Ce sujet présente aussi un aspect financier. Je ne suis pas choqué qu'une forme de récompense puisse être attribuée aux cheminots qui accepteront de décaler leurs vacances et que des primes soient accordées à ceux dont l'engagement sera particulièrement fort dans la période. Ces principes sont d'ailleurs partagés dans d'autres secteurs. Des sommes ont donc été proposées, et je suis confiant dans notre capacité à converger. Je pense donc que tout se passera bien.

Par contre, s'il y a un lien entre les Jeux olympiques et d'autres sujets au champ plus large, la situation sera plus incertaine. Ce n'est cependant pas mon hypothèse de base.
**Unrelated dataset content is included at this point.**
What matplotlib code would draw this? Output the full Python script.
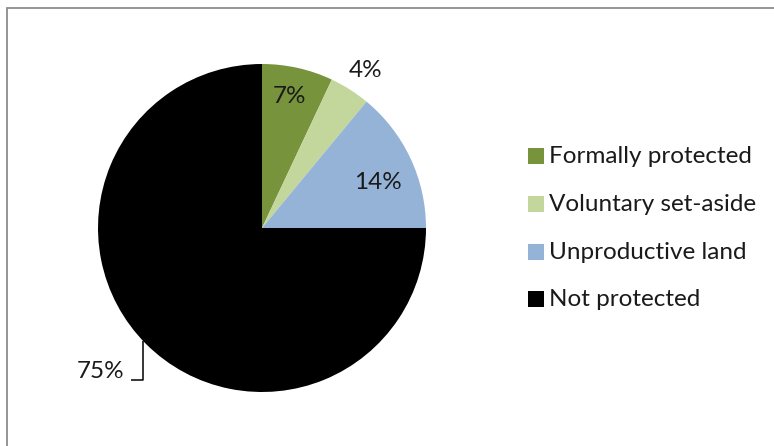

En ce qui concerne les initiatives encadrant le droit de grève, je ne m'aventurerai pas sur ce terrain. Mon terrain, c'est le dialogue social, et je m'efforce qu'il soit de qualité dans cette entreprise. C'est la meilleure façon de résoudre les problèmes sociaux. Je suis un soutien infatigable du dialogue social, et les résultats ne sont pas si mauvais. Depuis quatre ans, les grandes grèves ont des motifs extérieurs à la SNCF.

Je n'ai pas d'informations à vous donner aujourd'hui sur la ligne Toulouse-Auch, qui dépend largement de la région, mais je sais qu'il existe un important plan « Rail » en Occitanie. Nous pourrons nous renseigner et vous apporter une réponse.